- _DATA EXTRACT_:
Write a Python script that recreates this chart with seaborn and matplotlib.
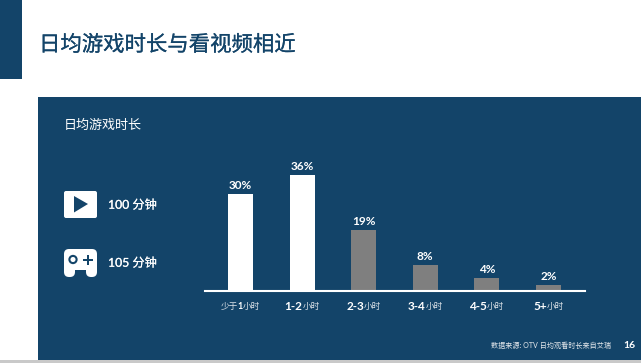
import matplotlib
matplotlib.use('Agg')
import matplotlib.pyplot as plt
from matplotlib.patches import Rectangle, FancyBboxPatch, Polygon, Circle
from matplotlib import patheffects
import seaborn as sns
import pandas as pd

categories = ['少于1小时', '1-2小时', '2-3小时', '3-4小时', '4-5小时', '5+小时']
shares = [30, 36, 19, 8, 4, 2]
bar_colors = ['#ffffff', '#ffffff', '#7f7f7f', '#7f7f7f', '#7f7f7f', '#7f7f7f']
tick_parts = [['少于', '1', '小时'], ['1-2', '小时'], ['2-3', '小时'],
              ['3-4', '小时'], ['4-5', '小时'], ['5+', '小时']]

navy = '#134469'
W, H = 641, 363


def thicken(color, width):
    # the cjk font has no medium weight here, so add a thin stroke
    return [patheffects.withStroke(linewidth=width, foreground=color)]


sns.set_theme(style="white")
plt.rcParams['font.family'] = ['Lato', 'Noto Sans CJK SC']

fig = plt.figure(figsize=(W / 100, H / 100), dpi=100, facecolor='white')

# background in pixel coordinates
bg = fig.add_axes([0, 0, 1, 1])
bg.set_xlim(0, W)
bg.set_ylim(H, 0)
bg.axis('off')
bg.add_patch(Rectangle((0, 0), 22, 79, color=navy, lw=0))
bg.add_patch(Rectangle((38, 97), W - 38, 263, color=navy, lw=0))
bg.add_patch(Rectangle((0, 360), W, 3, color='#c9c9c9', lw=0))

bg.text(39, 45, '日均游戏时长与看视频相近', color=navy, fontsize=15.4, va='center',
        family='Noto Sans CJK SC', path_effects=thicken(navy, 0.15))
bg.text(63.5, 125.5, '日均游戏时长', color='white', fontsize=9.4, va='center',
        family='Noto Sans CJK SC')
bg.text(108, 205, '100 分钟', color='white', fontsize=8.8, va='center',
        path_effects=thicken('white', 0.12))
bg.text(108, 263, '105 分钟', color='white', fontsize=8.8, va='center',
        path_effects=thicken('white', 0.12))
bg.text(611, 345.5, '数据来源: OTV 日均观看时长来自艾瑞', color='#e4e8ec', fontsize=5.1,
        ha='right', va='center')
bg.text(623, 345.5, '16', color='white', fontsize=7.5, va='center', fontweight='bold')

# video icon
bg.add_patch(FancyBboxPatch((64, 191), 33, 27, boxstyle='round,pad=0,rounding_size=2',
                            fc='white', ec='none', lw=0))
bg.add_patch(Polygon([[74, 196], [74, 212.5], [88, 204]], color=navy, lw=0))

# gamepad icon
bg.add_patch(FancyBboxPatch((64, 249), 33, 21, boxstyle='round,pad=0,rounding_size=5',
                            fc='white', ec='none', lw=0))
bg.add_patch(FancyBboxPatch((64, 256), 11, 21, boxstyle='round,pad=0,rounding_size=5',
                            fc='white', ec='none', lw=0))
bg.add_patch(FancyBboxPatch((86, 256), 11, 21, boxstyle='round,pad=0,rounding_size=5',
                            fc='white', ec='none', lw=0))
bg.add_patch(Circle((73, 259.5), 3.6, fc='white', ec=navy, lw=1.5))
bg.add_patch(Rectangle((83, 258.5), 10, 2.2, color=navy, lw=0))
bg.add_patch(Rectangle((86.9, 254.5), 2.2, 10, color=navy, lw=0))

# bars
df = pd.DataFrame({'category': categories, 'share': shares})
ax = fig.add_axes([205 / W, 1 - 291 / H, 380 / W, 194 / H], facecolor='none')
sns.barplot(data=df, x='category', y='share', hue='category', palette=bar_colors,
            width=0.406, saturation=1, legend=False, linewidth=0, edgecolor='none', ax=ax)
ax.set_xlim(-0.576, 5.593)
ax.set_ylim(0, 60)
ax.set_xlabel('')
ax.set_ylabel('')
ax.set_yticks([])
ax.set_xticks([])
sns.despine(ax=ax, left=True)
ax.spines['bottom'].set_color('white')
ax.spines['bottom'].set_linewidth(1.5)

for i, v in enumerate(shares):
    ax.annotate(f'{v}%', (i, v), xytext=(0, 2), textcoords='offset points', ha='center',
                va='bottom', color='white', fontsize=8.5, fontweight='bold')

# tick labels: latin part bigger than the chinese part
fig.canvas.draw()
renderer = fig.canvas.get_renderer()
for i, parts in enumerate(tick_parts):
    items = []
    for p in parts:
        is_cjk = any(ord(c) > 255 for c in p)
        t = ax.annotate(p, (i, 0), xytext=(0, -11), textcoords='offset points',
                        va='center', ha='left', color='white' if not is_cjk else '#dfe5ea',
                        fontsize=6.2 if is_cjk else (6.5 if len(parts) == 3 else 8.5),
                        fontweight='normal' if is_cjk else 'bold',
                        family='Noto Sans CJK SC' if is_cjk else 'Lato')
        items.append(t)
    widths = [t.get_window_extent(renderer).width for t in items]
    x = -sum(widths) / 2
    for t, w in zip(items, widths):
        t.set_position((x * 0.72, -11))
        x += w

fig.savefig('out.png', dpi=100)
plt.close()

- _TASK DETAILS_: Transcribe exactly, with no pictures, the lines running from the first line of the material through the line holding "import pandas as pd".

- _WRITTEN REPLY_:
Write a Python script that recreates this chart with seaborn and matplotlib.
import matplotlib
matplotlib.use('Agg')
import matplotlib.pyplot as plt
from matplotlib.patches import Rectangle, FancyBboxPatch, Polygon, Circle
from matplotlib import patheffects
import seaborn as sns
import pandas as pd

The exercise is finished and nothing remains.